Our Indian friends opine: “but they are showing us that all Muslims are not terrorists or bad people?” Oh, we see now! So most Muslims are not, but some are. And that’s your narrative. Yes, all people in the Pakistani Army are not bad, only some are extremists. Aah, we get it now, still trying to wrap our thick heads around the oh so deep story line.
It is sad that the Indian film narrative has not been able to progress beyond the obvious, the cliched, the predictable. In order to appear good, they have to make someone else appear bad, and that, in most cases, is either the Muslim or the Pakistani. What happened to all those wonderful stories that could have happened but they didn’t, because, well, this one would sell more?
Pathaan is a narrative Pakistanis do not take seriously?
Point to ponder: Would the other side have laughed out this story if we reversed countries and stuck to the same story?
For Pakistanis abroad who can watch the film, and there are many, watch if you leave the political narrative out of it, which is hard if you’re a Pakistani x SRK fan. Most have enjoyed the story because, perhaps, they couldn’t care less.
Pathaan is a narrative that they do not take seriously.
It is perhaps valid to say two things here: even Marvel comics and Disney create movies with a purpose now. It is because we the audience took exception to their representation that they began involving truer, more relatable versions of ourselves onscreen. That is the way to more and better cinema. And we the audiences are as responsible for not accepting below the belt story lines as makers are for writing them.
If Hollywood can do it, then why not Bollywood?
Now if you counteract this narrative and say your movie is all fun and games in Bollywood, are you then saying the script is really a slipshod way of making people laugh? Or, are you saying that you created a story, with all the rogue elements in it, but you don’t want to own it. You’d rather go the safe way and say, it’s all just for love!
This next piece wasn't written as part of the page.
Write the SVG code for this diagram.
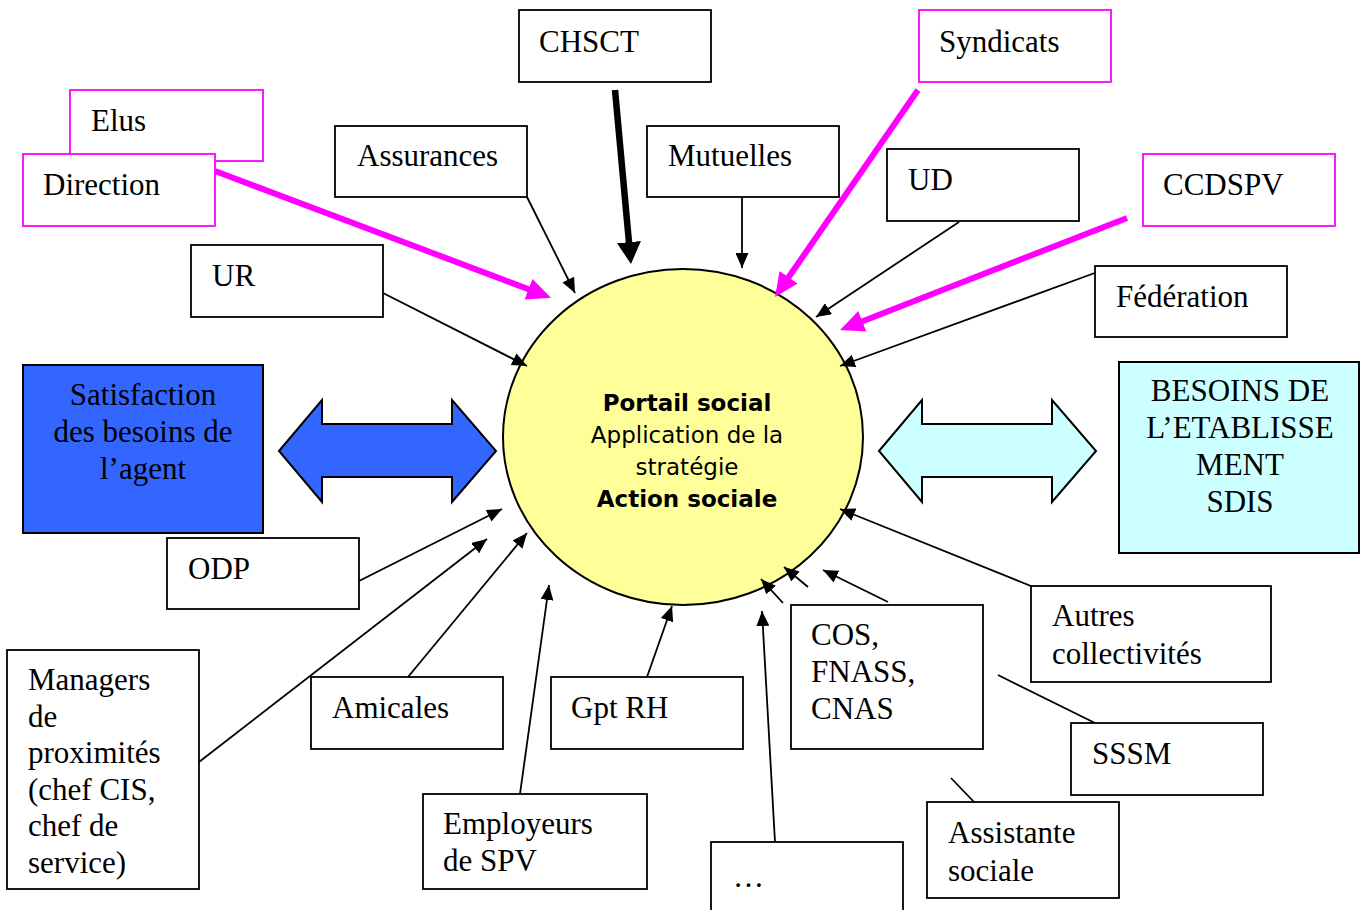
<svg xmlns="http://www.w3.org/2000/svg" width="1364" height="910" viewBox="0 0 1364 910">
  <style>
    .box { fill: #ffffff; stroke: #000000; stroke-width: 1.8; }
    .pink { fill: #ffffff; stroke: #ff00ff; stroke-width: 1.8; }
    .lbl { font-family: "Liberation Serif", "Times New Roman", serif; font-size: 31px; fill: #000000; }
    .mid { text-anchor: middle; }
    .core { font-family: "DejaVu Sans", Verdana, sans-serif; font-size: 23px; fill: #000000; text-anchor: middle; }
    .core .b { font-weight: bold; }
    .thin { stroke: #000000; stroke-width: 1.8; fill: none; marker-end: url(#head-thin); }
    .plain { stroke: #000000; stroke-width: 1.8; fill: none; }
    .mag { stroke: #ff00ff; stroke-width: 6; fill: none; marker-end: url(#head-mag); }
    .heavy { stroke: #000000; stroke-width: 6.5; fill: none; marker-end: url(#head-heavy); }
    .dbl { stroke: #000000; stroke-width: 2; stroke-linejoin: miter; }
  </style>
  <defs>
    <marker id="head-thin" markerUnits="userSpaceOnUse" viewBox="0 0 15 13" markerWidth="15" markerHeight="13" refX="15" refY="6.5" orient="auto">
      <path d="M0,0 L15,6.5 L0,13 z" fill="#000000"/>
    </marker>
    <marker id="head-mag" markerUnits="userSpaceOnUse" viewBox="0 0 24 22" markerWidth="24" markerHeight="22" refX="8" refY="11" orient="auto">
      <path d="M0,0 L24,11 L0,22 z" fill="#ff00ff"/>
    </marker>
    <marker id="head-heavy" markerUnits="userSpaceOnUse" viewBox="0 0 22 24" markerWidth="22" markerHeight="24" refX="8" refY="12" orient="auto">
      <path d="M0,0 L22,12 L0,24 z" fill="#000000"/>
    </marker>
  </defs>

  <rect width="1364" height="910" fill="#ffffff"/>

  <!-- central node -->
  <g id="portail">
    <ellipse cx="683" cy="437" rx="180" ry="168" fill="#ffff99" stroke="#000000" stroke-width="2"/>
    <text class="core"><tspan class="b" x="687" y="411">Portail social</tspan><tspan x="687" y="443">Application de la</tspan><tspan x="687" y="475">stratégie</tspan><tspan class="b" x="687" y="507">Action sociale</tspan></text>
  </g>

  <!-- connectors -->
  <g id="connectors">
    <line class="heavy" x1="615" y1="90" x2="629.7" y2="250.1"/>
    <line class="mag" x1="215" y1="171" x2="536" y2="292"/>
    <line class="mag" x1="918" y1="90" x2="784.1" y2="283.8"/>
    <line class="mag" x1="1127" y1="218" x2="854.9" y2="324.2"/>

    <line class="thin" x1="527" y1="197" x2="575" y2="293"/>
    <line class="thin" x1="742" y1="197" x2="742" y2="268"/>
    <line class="thin" x1="959" y1="222" x2="816" y2="317"/>
    <line class="thin" x1="1103" y1="270" x2="840" y2="366"/>
    <line class="thin" x1="383" y1="293" x2="527" y2="366"/>
    <line class="thin" x1="359" y1="581" x2="502" y2="509"/>
    <line class="thin" x1="199" y1="762" x2="487" y2="539"/>
    <line class="thin" x1="408" y1="677" x2="527" y2="533"/>
    <line class="thin" x1="520" y1="794" x2="549" y2="585"/>
    <line class="thin" x1="647" y1="677" x2="672" y2="606"/>
    <line class="thin" x1="775" y1="842" x2="762" y2="611"/>
    <line class="thin" x1="783" y1="603" x2="761" y2="579"/>
    <line class="thin" x1="808" y1="587" x2="784" y2="567"/>
    <line class="thin" x1="888" y1="602" x2="823" y2="570"/>
    <line class="thin" x1="1031" y1="586" x2="840" y2="509"/>
    <line class="plain" x1="998" y1="675" x2="1095" y2="723"/>
    <line class="plain" x1="951" y1="778" x2="975" y2="803"/>

    <!-- two-way block arrows -->
    <polygon class="dbl" fill="#3366ff" points="279,451 322,400 322,424 452,424 452,400 496,451 452,502 452,477 322,477 322,502"/>
    <polygon class="dbl" fill="#ccffff" points="879,451 922,400 922,424 1052,424 1052,400 1096,451 1052,502 1052,477 922,477 922,502"/>
  </g>

  <!-- surrounding nodes -->
  <g id="chsct">
    <rect class="box" x="519" y="10" width="192" height="72"/>
    <text class="lbl" x="539" y="52">CHSCT</text>
  </g>
  <g id="syndicats">
    <rect class="pink" x="919" y="10" width="192" height="72"/>
    <text class="lbl" x="939" y="52">Syndicats</text>
  </g>
  <g id="elus">
    <rect class="pink" x="70" y="90" width="193" height="71"/>
    <text class="lbl" x="91" y="131">Elus</text>
  </g>
  <g id="direction">
    <rect class="pink" x="23" y="154" width="192" height="72"/>
    <text class="lbl" x="43" y="195">Direction</text>
  </g>
  <g id="assurances">
    <rect class="box" x="335" y="126" width="192" height="71"/>
    <text class="lbl" x="357" y="166">Assurances</text>
  </g>
  <g id="mutuelles">
    <rect class="box" x="647" y="126" width="192" height="71"/>
    <text class="lbl" x="668" y="166">Mutuelles</text>
  </g>
  <g id="ud">
    <rect class="box" x="887" y="149" width="192" height="72"/>
    <text class="lbl" x="908" y="190">UD</text>
  </g>
  <g id="ccdspv">
    <rect class="pink" x="1143" y="154" width="192" height="72"/>
    <text class="lbl" x="1163" y="195">CCDSPV</text>
  </g>
  <g id="ur">
    <rect class="box" x="191" y="245" width="192" height="72"/>
    <text class="lbl" x="212" y="286">UR</text>
  </g>
  <g id="federation">
    <rect class="box" x="1095" y="266" width="192" height="71"/>
    <text class="lbl" x="1116" y="307">Fédération</text>
  </g>
  <g id="besoins-agent">
    <rect x="23" y="365" width="240" height="168" fill="#3366ff" stroke="#000000" stroke-width="2"/>
    <text class="lbl mid"><tspan x="143" y="405">Satisfaction</tspan><tspan x="143" y="442">des besoins de</tspan><tspan x="143" y="479">l’agent</tspan></text>
  </g>
  <g id="besoins-sdis">
    <rect x="1119" y="362" width="240" height="191" fill="#ccffff" stroke="#000000" stroke-width="2"/>
    <text class="lbl mid"><tspan x="1240" y="401">BESOINS DE</tspan><tspan x="1240" y="438">L’ETABLISSE</tspan><tspan x="1240" y="475">MENT</tspan><tspan x="1240" y="512">SDIS</tspan></text>
  </g>
  <g id="odp">
    <rect class="box" x="167" y="538" width="192" height="71"/>
    <text class="lbl" x="188" y="579">ODP</text>
  </g>
  <g id="managers">
    <rect class="box" x="7" y="650" width="192" height="239"/>
    <text class="lbl"><tspan x="28" y="690">Managers</tspan><tspan x="28" y="727">de</tspan><tspan x="28" y="763">proximités</tspan><tspan x="28" y="800">(chef CIS,</tspan><tspan x="28" y="836">chef de</tspan><tspan x="28" y="873">service)</tspan></text>
  </g>
  <g id="amicales">
    <rect class="box" x="311" y="677" width="192" height="72"/>
    <text class="lbl" x="332" y="718">Amicales</text>
  </g>
  <g id="gpt-rh">
    <rect class="box" x="551" y="677" width="192" height="72"/>
    <text class="lbl" x="571" y="718">Gpt RH</text>
  </g>
  <g id="cos">
    <rect class="box" x="791" y="605" width="192" height="144"/>
    <text class="lbl"><tspan x="811" y="645">COS,</tspan><tspan x="811" y="682">FNASS,</tspan><tspan x="811" y="719">CNAS</tspan></text>
  </g>
  <g id="autres">
    <rect class="box" x="1031" y="586" width="240" height="96"/>
    <text class="lbl"><tspan x="1052" y="626">Autres</tspan><tspan x="1052" y="664">collectivités</tspan></text>
  </g>
  <g id="sssm">
    <rect class="box" x="1071" y="723" width="192" height="72"/>
    <text class="lbl" x="1092" y="764">SSSM</text>
  </g>
  <g id="employeurs">
    <rect class="box" x="423" y="794" width="224" height="95"/>
    <text class="lbl"><tspan x="443" y="834">Employeurs</tspan><tspan x="443" y="871">de SPV</tspan></text>
  </g>
  <g id="autres-acteurs">
    <rect class="box" x="711" y="842" width="192" height="80"/>
    <text class="lbl" x="733" y="887">…</text>
  </g>
  <g id="assistante">
    <rect class="box" x="927" y="802" width="192" height="96"/>
    <text class="lbl"><tspan x="948" y="843">Assistante</tspan><tspan x="948" y="881">sociale</tspan></text>
  </g>
</svg>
It is also critical to note, since the movie had everything ‘Hollywood wanna be’ written all over it, that, Hollywood is changing the game. Representation means picking characters that people whom they represent can relate with. Be it Marvel, or The Crown on Netflix. Why then would we want to continue watching a film just to get a half-baked version of what a Pakistani or a Muslim really looks like and then, continue not to call out the film for misrepresentation?
Pakistanis universally have dismissed Indian spy narratives as just lame, masala content to be watched as a time-pass, desi entertainment with desi superstars thrown in and lots of fun. Perhaps what this lame entertainment might be doing is, feeding into the borders of both countries, encouraging a culture of nationalistic fervour that serves to deepen divides rather than blur them. Perhaps it is misrepresenting the real Pakistani? Perhaps we treat it as pure entertainment but the people who watch on the other side start believing it as real? Perhaps we will never take them seriously, which, in retrospect, is a good thing.
Why would Sharukh Khan, who has millions of Pakistani fans, take on the story? What was the need?
There was definitely a need, we suppose. The present climate in his country is need enough. Or, we would argue, the present cross border climate was enough to leave Pakistani Indian spy games out of it, but ‘the only way to overcome temptation is to give into it” – not us, Oscar Wilde talking and we guess, that’s how it is with a lucrative movie script.
Perhaps he needed to validate his patriotism, perhaps he believes it, perhaps it’s all love and entertainment for him, not to be taken seriously, perhaps he doesn’t care what his fans across the border think.
There have been many anti Pakistani narratives out of a country except this time, it was SRK. When a global superstar chooses to highlight a narrative even in jest (which it was not), and makes a great masala flick out of it, chooses to make this movie his comeback when all else had failed, you question, as a Pakistani SRK fan, what was the need?
Pathaan could have been a super relevant movie with slightly better execution, more believable action sequences and the project would have had universal appeal if they had left the Pakistan narrative out of it and instead, played a fictitious country. It has been done in other movies and this one could have toed the line too, But maybe, universal acceptability is not what the makers were after, maybe it was all about selling tickets in Indian cinemas and that, dear friends can only happen if you are scared to take risks. To suggest a new formula instead of using the one that has worked every time – creativity is a trade off when self image and money is at stake – the fight for survival in a cutthroat industry is hard when you are a 57 year old with a few not so box office hits behind you.
Shahrukh Khan has a sizeable fanbase across the border, and just like he feels he owes his Indian fans a break, he owes us too, but that perhaps, is not mutually inclusive. He has to let go of one, if he wants the other, unless of course, you go watch Pathaan for the masala and not for the messages, in which case, you and Shahrukh are both winners.
One day, just one day, and because we dream, we would like Shahrukh Khan to take a page out of Jemima Goldsmith’s book and say – There are No Terrorists In This Film!
Till then, we think we’ll watch Kuch Kuch Hota Hai to reach recovery mode. It’s critical to relive the good old days before we take in another new age Shahrukh Khan flick, and this one better be him dancing around trees, yeah, no hate there, but we prefer the older version!
On a side note: the Pathaan musical score is definitely catchy – a signature of all Shahrukh Khan ventures and we expected no less. Jhoome Jo Pathaan will definitely make it to Mehndi playlists in no time, if it hasn’t already. And Besharam Rang embraces the title with an all out hug – a beat you’ll catch onto instantly!